_Stated task_
Retype each record below word for word. Leave the pictures out.

_Provided data_
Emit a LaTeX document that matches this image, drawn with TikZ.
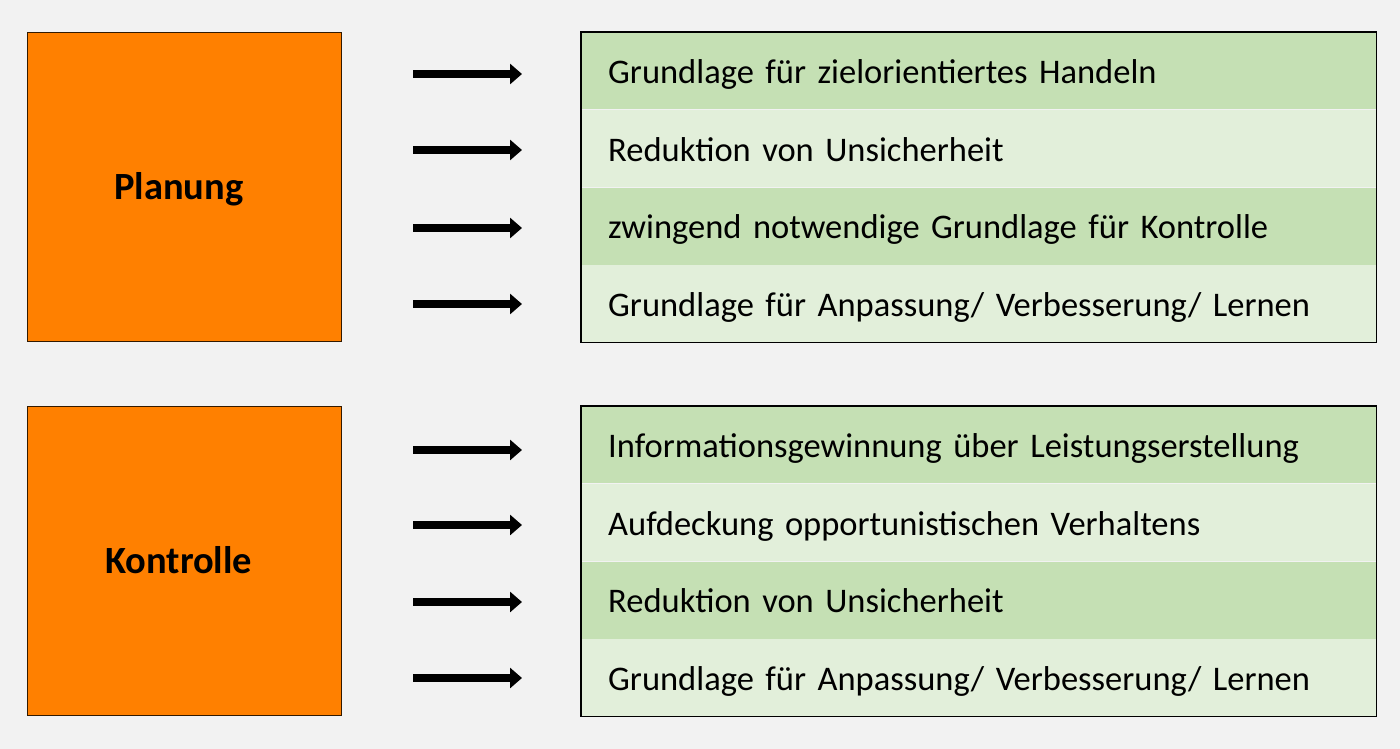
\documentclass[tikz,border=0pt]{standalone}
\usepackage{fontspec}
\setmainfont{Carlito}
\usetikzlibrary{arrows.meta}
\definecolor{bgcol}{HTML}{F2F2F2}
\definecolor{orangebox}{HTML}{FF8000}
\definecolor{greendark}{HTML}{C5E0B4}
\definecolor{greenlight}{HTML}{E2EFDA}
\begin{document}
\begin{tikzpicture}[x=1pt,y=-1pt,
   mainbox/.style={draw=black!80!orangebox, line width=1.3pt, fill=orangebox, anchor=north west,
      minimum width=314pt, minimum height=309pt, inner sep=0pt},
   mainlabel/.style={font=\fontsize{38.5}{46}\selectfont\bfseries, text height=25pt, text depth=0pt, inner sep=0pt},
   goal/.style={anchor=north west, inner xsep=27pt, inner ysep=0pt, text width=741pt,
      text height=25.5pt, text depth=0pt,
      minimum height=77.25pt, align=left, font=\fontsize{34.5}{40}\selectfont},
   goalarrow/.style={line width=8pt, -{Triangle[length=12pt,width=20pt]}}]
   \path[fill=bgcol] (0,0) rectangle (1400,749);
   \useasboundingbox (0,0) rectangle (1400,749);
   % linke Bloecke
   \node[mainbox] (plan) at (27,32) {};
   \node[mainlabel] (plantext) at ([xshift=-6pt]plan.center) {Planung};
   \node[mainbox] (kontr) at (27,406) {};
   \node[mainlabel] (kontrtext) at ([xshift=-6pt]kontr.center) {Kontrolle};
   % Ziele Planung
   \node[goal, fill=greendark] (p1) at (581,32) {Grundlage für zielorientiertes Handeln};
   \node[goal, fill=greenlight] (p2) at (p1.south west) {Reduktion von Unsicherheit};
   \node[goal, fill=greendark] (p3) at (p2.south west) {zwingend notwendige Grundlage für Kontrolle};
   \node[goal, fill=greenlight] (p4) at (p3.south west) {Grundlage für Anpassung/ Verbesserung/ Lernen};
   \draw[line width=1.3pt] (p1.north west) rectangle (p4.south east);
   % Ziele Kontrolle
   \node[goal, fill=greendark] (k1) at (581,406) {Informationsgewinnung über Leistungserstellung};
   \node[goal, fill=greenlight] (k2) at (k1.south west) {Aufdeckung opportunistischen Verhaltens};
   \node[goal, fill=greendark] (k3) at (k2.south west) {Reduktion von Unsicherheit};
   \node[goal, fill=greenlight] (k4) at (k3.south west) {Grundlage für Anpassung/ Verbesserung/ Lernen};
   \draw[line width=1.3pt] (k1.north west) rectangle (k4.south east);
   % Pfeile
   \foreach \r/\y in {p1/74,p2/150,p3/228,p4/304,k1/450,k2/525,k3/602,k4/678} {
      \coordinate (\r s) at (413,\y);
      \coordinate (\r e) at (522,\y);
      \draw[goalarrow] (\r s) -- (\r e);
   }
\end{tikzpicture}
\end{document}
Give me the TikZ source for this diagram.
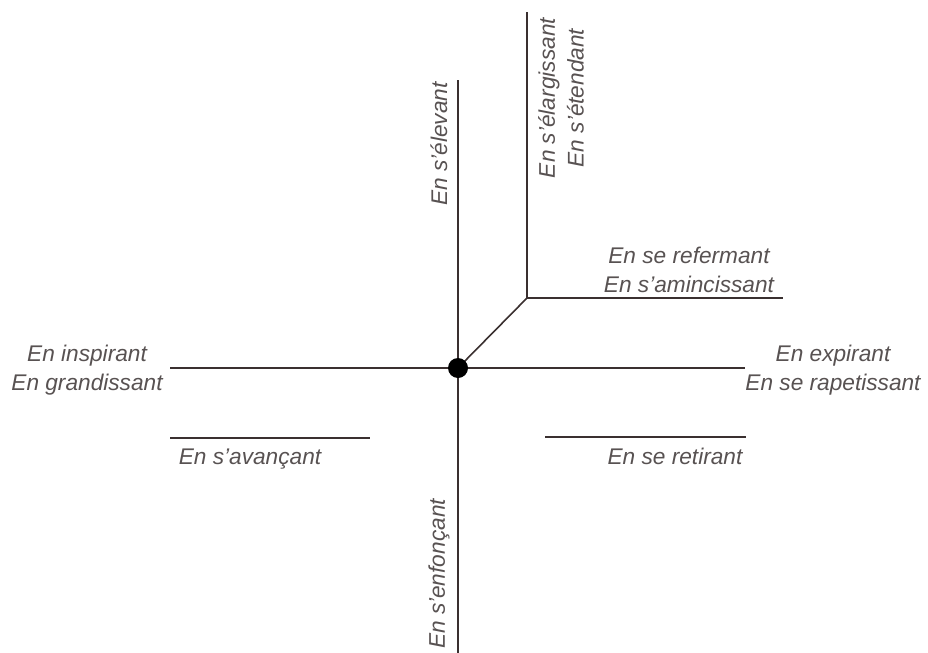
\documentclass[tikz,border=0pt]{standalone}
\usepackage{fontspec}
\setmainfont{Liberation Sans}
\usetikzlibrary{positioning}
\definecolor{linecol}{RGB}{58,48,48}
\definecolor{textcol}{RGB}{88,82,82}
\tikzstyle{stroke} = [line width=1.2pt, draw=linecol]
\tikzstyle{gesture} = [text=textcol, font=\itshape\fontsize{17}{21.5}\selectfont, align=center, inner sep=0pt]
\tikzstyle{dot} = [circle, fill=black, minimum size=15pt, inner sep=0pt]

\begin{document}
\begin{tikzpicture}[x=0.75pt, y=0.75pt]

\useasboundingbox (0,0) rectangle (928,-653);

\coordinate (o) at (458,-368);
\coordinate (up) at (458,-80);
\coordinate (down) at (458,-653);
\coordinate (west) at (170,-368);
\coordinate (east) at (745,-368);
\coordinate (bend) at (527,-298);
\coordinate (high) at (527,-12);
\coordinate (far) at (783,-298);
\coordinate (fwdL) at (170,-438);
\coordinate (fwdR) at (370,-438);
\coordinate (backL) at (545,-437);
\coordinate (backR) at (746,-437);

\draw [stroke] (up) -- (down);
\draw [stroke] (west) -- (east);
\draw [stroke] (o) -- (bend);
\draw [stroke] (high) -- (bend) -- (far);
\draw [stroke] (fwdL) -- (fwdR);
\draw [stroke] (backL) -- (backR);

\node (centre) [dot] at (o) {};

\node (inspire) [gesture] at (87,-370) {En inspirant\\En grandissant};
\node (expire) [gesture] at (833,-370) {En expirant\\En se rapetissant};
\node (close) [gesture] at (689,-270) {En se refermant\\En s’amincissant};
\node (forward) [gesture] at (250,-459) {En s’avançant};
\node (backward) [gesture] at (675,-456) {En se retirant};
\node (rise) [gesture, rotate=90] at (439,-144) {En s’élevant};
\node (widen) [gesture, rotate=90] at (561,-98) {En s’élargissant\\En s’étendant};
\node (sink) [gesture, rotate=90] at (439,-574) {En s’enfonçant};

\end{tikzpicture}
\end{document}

_Answer to the task_
Emit a LaTeX document that matches this image, drawn with TikZ.
\documentclass[tikz,border=0pt]{standalone}
\usepackage{fontspec}
\setmainfont{Carlito}
\usetikzlibrary{arrows.meta}
\definecolor{bgcol}{HTML}{F2F2F2}
\definecolor{orangebox}{HTML}{FF8000}
\definecolor{greendark}{HTML}{C5E0B4}
\definecolor{greenlight}{HTML}{E2EFDA}
\begin{document}
\begin{tikzpicture}[x=1pt,y=-1pt,
   mainbox/.style={draw=black!80!orangebox, line width=1.3pt, fill=orangebox, anchor=north west,
      minimum width=314pt, minimum height=309pt, inner sep=0pt},
   mainlabel/.style={font=\fontsize{38.5}{46}\selectfont\bfseries, text height=25pt, text depth=0pt, inner sep=0pt},
   goal/.style={anchor=north west, inner xsep=27pt, inner ysep=0pt, text width=741pt,
      text height=25.5pt, text depth=0pt,
      minimum height=77.25pt, align=left, font=\fontsize{34.5}{40}\selectfont},
   goalarrow/.style={line width=8pt, -{Triangle[length=12pt,width=20pt]}}]
   \path[fill=bgcol] (0,0) rectangle (1400,749);
   \useasboundingbox (0,0) rectangle (1400,749);
   % linke Bloecke
   \node[mainbox] (plan) at (27,32) {};
   \node[mainlabel] (plantext) at ([xshift=-6pt]plan.center) {Planung};
   \node[mainbox] (kontr) at (27,406) {};
   \node[mainlabel] (kontrtext) at ([xshift=-6pt]kontr.center) {Kontrolle};
   % Ziele Planung
   \node[goal, fill=greendark] (p1) at (581,32) {Grundlage für zielorientiertes Handeln};
   \node[goal, fill=greenlight] (p2) at (p1.south west) {Reduktion von Unsicherheit};
   \node[goal, fill=greendark] (p3) at (p2.south west) {zwingend notwendige Grundlage für Kontrolle};
   \node[goal, fill=greenlight] (p4) at (p3.south west) {Grundlage für Anpassung/ Verbesserung/ Lernen};
   \draw[line width=1.3pt] (p1.north west) rectangle (p4.south east);
   % Ziele Kontrolle
   \node[goal, fill=greendark] (k1) at (581,406) {Informationsgewinnung über Leistungserstellung};
   \node[goal, fill=greenlight] (k2) at (k1.south west) {Aufdeckung opportunistischen Verhaltens};
   \node[goal, fill=greendark] (k3) at (k2.south west) {Reduktion von Unsicherheit};
   \node[goal, fill=greenlight] (k4) at (k3.south west) {Grundlage für Anpassung/ Verbesserung/ Lernen};
   \draw[line width=1.3pt] (k1.north west) rectangle (k4.south east);
   % Pfeile
   \foreach \r/\y in {p1/74,p2/150,p3/228,p4/304,k1/450,k2/525,k3/602,k4/678} {
      \coordinate (\r s) at (413,\y);
      \coordinate (\r e) at (522,\y);
      \draw[goalarrow] (\r s) -- (\r e);
   }
\end{tikzpicture}
\end{document}
Give me the TikZ source for this diagram.
\documentclass[tikz,border=0pt]{standalone}
\usepackage{fontspec}
\setmainfont{Liberation Sans}
\usetikzlibrary{positioning}
\definecolor{linecol}{RGB}{58,48,48}
\definecolor{textcol}{RGB}{88,82,82}
\tikzstyle{stroke} = [line width=1.2pt, draw=linecol]
\tikzstyle{gesture} = [text=textcol, font=\itshape\fontsize{17}{21.5}\selectfont, align=center, inner sep=0pt]
\tikzstyle{dot} = [circle, fill=black, minimum size=15pt, inner sep=0pt]

\begin{document}
\begin{tikzpicture}[x=0.75pt, y=0.75pt]

\useasboundingbox (0,0) rectangle (928,-653);

\coordinate (o) at (458,-368);
\coordinate (up) at (458,-80);
\coordinate (down) at (458,-653);
\coordinate (west) at (170,-368);
\coordinate (east) at (745,-368);
\coordinate (bend) at (527,-298);
\coordinate (high) at (527,-12);
\coordinate (far) at (783,-298);
\coordinate (fwdL) at (170,-438);
\coordinate (fwdR) at (370,-438);
\coordinate (backL) at (545,-437);
\coordinate (backR) at (746,-437);

\draw [stroke] (up) -- (down);
\draw [stroke] (west) -- (east);
\draw [stroke] (o) -- (bend);
\draw [stroke] (high) -- (bend) -- (far);
\draw [stroke] (fwdL) -- (fwdR);
\draw [stroke] (backL) -- (backR);

\node (centre) [dot] at (o) {};

\node (inspire) [gesture] at (87,-370) {En inspirant\\En grandissant};
\node (expire) [gesture] at (833,-370) {En expirant\\En se rapetissant};
\node (close) [gesture] at (689,-270) {En se refermant\\En s’amincissant};
\node (forward) [gesture] at (250,-459) {En s’avançant};
\node (backward) [gesture] at (675,-456) {En se retirant};
\node (rise) [gesture, rotate=90] at (439,-144) {En s’élevant};
\node (widen) [gesture, rotate=90] at (561,-98) {En s’élargissant\\En s’étendant};
\node (sink) [gesture, rotate=90] at (439,-574) {En s’enfonçant};

\end{tikzpicture}
\end{document}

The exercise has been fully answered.